Police sources familiar with anti-Naxal operations said that in the last 18 months, the number of Maoists from the state had come down from 408 to 335 while fresh recruitments had almost dried up. A majority of the top leaders of the CPI (Maoist) hail from AP but are now operating from the forest areas in the neighbouring states of Chhattisgarh and Odisha. “The Maoists are facing a rapid erosion of their support base. Several of the top leaders are ageing and sick. The outfit is finding it extremely difficult to get the new recruits because of the changing socio-political situation,” the sources said.
With the police gaining an upper hand because of improved intelligence gathering and sophisticated weapons and training, several top leaders have either died or surrendered during the last five to six years. Some of them have shifted their base to the border states of Chhattisgarh, Odisha and Maharashtra. “They are looking for an opportunity to cross over and regroup themselves here in their home state. However, the police has been repeatedly foiling their attempts,” the sources said.
According to official figures, there were 408 Maoists from the state in July 2010. During the last one-and-half years, 19 naxalites were killed in police encounters and 48 had surrendered while 24 were arrested. Another 35 naxalites are keeping themselves away from the movement citing ill health.
There were some fresh recruits in the Andhra-Odisha border area but Telangana region, which was once seen as a hotbed of Naxalism, has been completely free from any extremist activity. Among the Maoist top brass, the Central Committee accounts for 12 members from AP while another 41 naxalites are serving the outfit in state-level committees, the sources said.

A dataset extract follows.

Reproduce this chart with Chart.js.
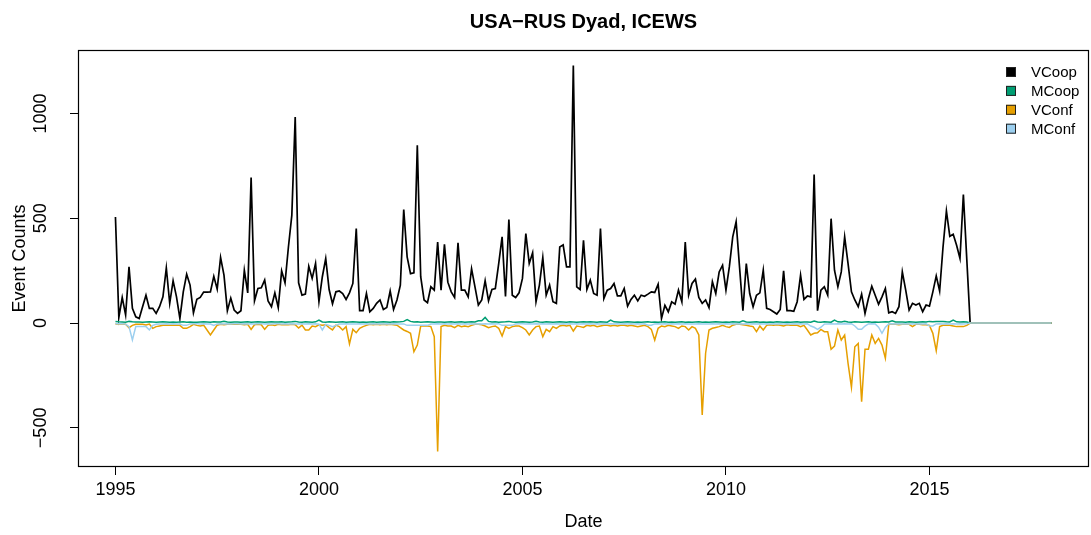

There are an estimated 87 commanders and 73 “Dalam” (armed squad) members. Last year, AP witnessed the lowest level of violence since the inception of naxalite outfit. There were seven deaths linked to ultra left extremism while 41 cases were registered, the lowest since the formation of People’s War Group (PWG), the earlier avatar of CPI (Maoist).
The rapid decline in the Maoist activity comes as a big boost to the state police whose anti-Naxalite strategy, referred to as “Andhra model,” has yielded desired results over the years. After the failure of the first-ever peace talks with the state government in October 2004, Maoists suffered big setbacks in the state with several of their top
leaders being eliminated in police operations and many more surrendering to the police.
At one stage, naxalites were in a position to run parallel administration in some of the pockets of Telangana region. Apart from facing the heat from the police, the Maoist movement also witnesed significant erosion in its support base over years. The success in anti-insurgency operations was largely due to “greyhounds”, an elite anti-Naxalite outfit of the state police raised in 1989 to specialize in executing intelligence-led precision strikes. “The success has been achieved because of the two-pronged strategy adopted by us. It involved modernization of the force to execute intelligence-led precision strikes and massive development in the remote areas particularly focusing on roads, infrastructure, communication, schools and hospitals,” a top official involved in the anti-Maoist operations said.